━━━━━ Provided data ━━━━━
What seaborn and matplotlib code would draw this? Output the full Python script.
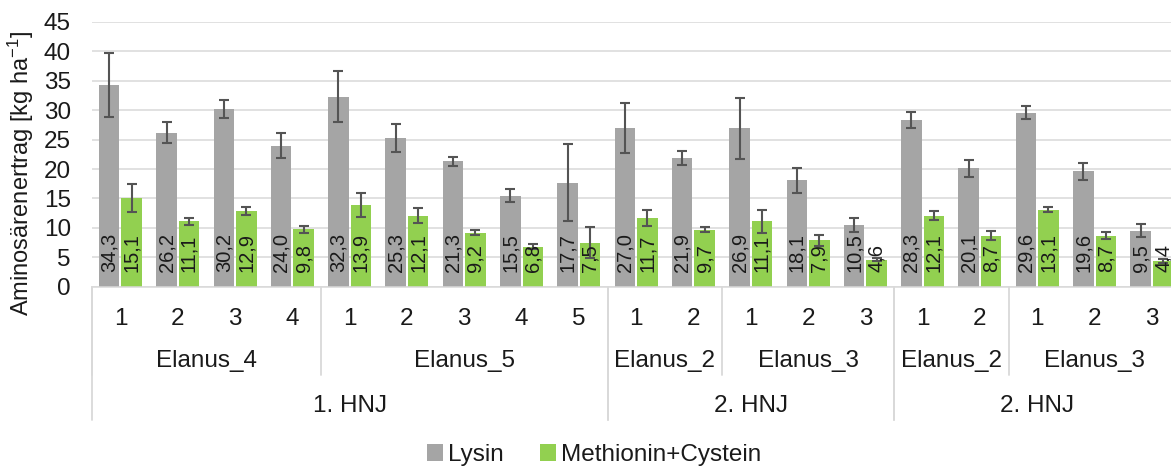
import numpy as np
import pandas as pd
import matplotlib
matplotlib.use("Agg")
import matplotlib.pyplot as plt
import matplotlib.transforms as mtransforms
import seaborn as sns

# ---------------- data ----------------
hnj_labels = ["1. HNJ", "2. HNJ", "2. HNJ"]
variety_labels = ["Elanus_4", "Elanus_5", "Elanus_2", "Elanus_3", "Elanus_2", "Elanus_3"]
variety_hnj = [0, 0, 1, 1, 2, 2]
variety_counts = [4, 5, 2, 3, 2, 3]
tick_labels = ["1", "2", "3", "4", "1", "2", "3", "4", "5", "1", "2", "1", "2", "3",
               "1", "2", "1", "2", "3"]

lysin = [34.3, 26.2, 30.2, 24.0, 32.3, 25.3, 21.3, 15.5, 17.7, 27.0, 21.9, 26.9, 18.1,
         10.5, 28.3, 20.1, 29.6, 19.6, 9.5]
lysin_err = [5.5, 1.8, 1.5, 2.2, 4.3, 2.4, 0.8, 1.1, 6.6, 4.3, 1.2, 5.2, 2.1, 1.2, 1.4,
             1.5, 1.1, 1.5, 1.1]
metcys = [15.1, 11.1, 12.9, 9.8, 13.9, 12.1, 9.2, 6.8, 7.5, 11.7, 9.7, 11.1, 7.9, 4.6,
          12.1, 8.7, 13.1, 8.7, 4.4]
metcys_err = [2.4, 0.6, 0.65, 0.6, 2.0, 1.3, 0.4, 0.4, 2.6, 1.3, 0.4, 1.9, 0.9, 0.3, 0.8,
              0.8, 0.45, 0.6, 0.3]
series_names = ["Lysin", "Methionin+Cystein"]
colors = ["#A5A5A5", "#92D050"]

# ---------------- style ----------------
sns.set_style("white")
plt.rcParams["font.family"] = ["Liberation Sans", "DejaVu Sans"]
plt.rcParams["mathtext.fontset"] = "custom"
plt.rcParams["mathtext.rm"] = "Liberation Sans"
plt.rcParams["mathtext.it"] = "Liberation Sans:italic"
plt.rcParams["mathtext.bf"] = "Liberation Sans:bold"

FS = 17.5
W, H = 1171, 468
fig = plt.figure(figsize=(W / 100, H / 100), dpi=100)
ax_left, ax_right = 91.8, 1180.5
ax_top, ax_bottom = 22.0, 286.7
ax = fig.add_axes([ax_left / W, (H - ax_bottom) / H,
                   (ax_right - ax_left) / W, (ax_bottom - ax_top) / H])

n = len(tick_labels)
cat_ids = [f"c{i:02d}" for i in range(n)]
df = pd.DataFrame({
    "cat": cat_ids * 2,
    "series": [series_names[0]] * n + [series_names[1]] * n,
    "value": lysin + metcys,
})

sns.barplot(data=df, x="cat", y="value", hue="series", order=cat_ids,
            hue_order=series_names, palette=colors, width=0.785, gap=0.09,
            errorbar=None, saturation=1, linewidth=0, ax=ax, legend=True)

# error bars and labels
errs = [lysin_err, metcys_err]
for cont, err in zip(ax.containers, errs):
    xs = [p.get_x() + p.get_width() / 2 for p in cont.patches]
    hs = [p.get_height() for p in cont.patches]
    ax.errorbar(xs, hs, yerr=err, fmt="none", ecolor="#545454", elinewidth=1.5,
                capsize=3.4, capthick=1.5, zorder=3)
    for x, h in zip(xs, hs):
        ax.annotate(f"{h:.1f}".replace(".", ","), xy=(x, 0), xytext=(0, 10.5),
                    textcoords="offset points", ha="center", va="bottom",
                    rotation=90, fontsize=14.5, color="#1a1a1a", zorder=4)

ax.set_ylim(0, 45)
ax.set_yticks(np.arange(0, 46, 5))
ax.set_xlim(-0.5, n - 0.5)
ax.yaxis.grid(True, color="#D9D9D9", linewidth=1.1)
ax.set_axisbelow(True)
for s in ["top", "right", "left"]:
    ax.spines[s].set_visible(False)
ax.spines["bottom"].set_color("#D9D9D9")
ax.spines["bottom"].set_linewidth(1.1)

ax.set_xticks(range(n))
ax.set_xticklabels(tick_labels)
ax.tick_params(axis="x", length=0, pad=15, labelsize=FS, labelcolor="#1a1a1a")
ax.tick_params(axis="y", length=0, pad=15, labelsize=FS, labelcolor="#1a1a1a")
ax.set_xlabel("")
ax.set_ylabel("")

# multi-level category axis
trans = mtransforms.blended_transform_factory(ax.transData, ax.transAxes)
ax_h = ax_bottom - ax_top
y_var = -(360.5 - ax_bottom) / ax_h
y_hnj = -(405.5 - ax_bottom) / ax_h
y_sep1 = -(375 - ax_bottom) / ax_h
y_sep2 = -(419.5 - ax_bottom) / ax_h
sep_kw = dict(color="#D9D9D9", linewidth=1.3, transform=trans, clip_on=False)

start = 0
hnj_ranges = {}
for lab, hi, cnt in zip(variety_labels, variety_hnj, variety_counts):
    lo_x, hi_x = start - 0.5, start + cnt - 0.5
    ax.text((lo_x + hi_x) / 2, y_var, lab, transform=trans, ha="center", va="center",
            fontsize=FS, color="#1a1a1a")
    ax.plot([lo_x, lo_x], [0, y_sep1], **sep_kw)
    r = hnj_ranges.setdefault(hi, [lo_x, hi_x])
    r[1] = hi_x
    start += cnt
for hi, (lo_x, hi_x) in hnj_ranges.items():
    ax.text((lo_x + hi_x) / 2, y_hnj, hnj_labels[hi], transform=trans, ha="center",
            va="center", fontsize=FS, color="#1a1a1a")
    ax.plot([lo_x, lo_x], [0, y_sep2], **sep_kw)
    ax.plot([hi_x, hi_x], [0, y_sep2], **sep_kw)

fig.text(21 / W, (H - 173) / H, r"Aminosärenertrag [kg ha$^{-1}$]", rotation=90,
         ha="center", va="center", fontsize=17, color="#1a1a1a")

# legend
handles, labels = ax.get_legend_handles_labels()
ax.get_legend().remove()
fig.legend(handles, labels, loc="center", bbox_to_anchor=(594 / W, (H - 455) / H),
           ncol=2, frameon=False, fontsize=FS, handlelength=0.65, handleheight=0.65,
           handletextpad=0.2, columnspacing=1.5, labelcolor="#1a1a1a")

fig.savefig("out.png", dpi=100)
━━━━━
→ Description of the task: From the first line of the listing above, repeat every line through the one holding "import seaborn as sns". Both ends count, and pictures stay out.

→ Exercise solution:
What seaborn and matplotlib code would draw this? Output the full Python script.
import numpy as np
import pandas as pd
import matplotlib
matplotlib.use("Agg")
import matplotlib.pyplot as plt
import matplotlib.transforms as mtransforms
import seaborn as sns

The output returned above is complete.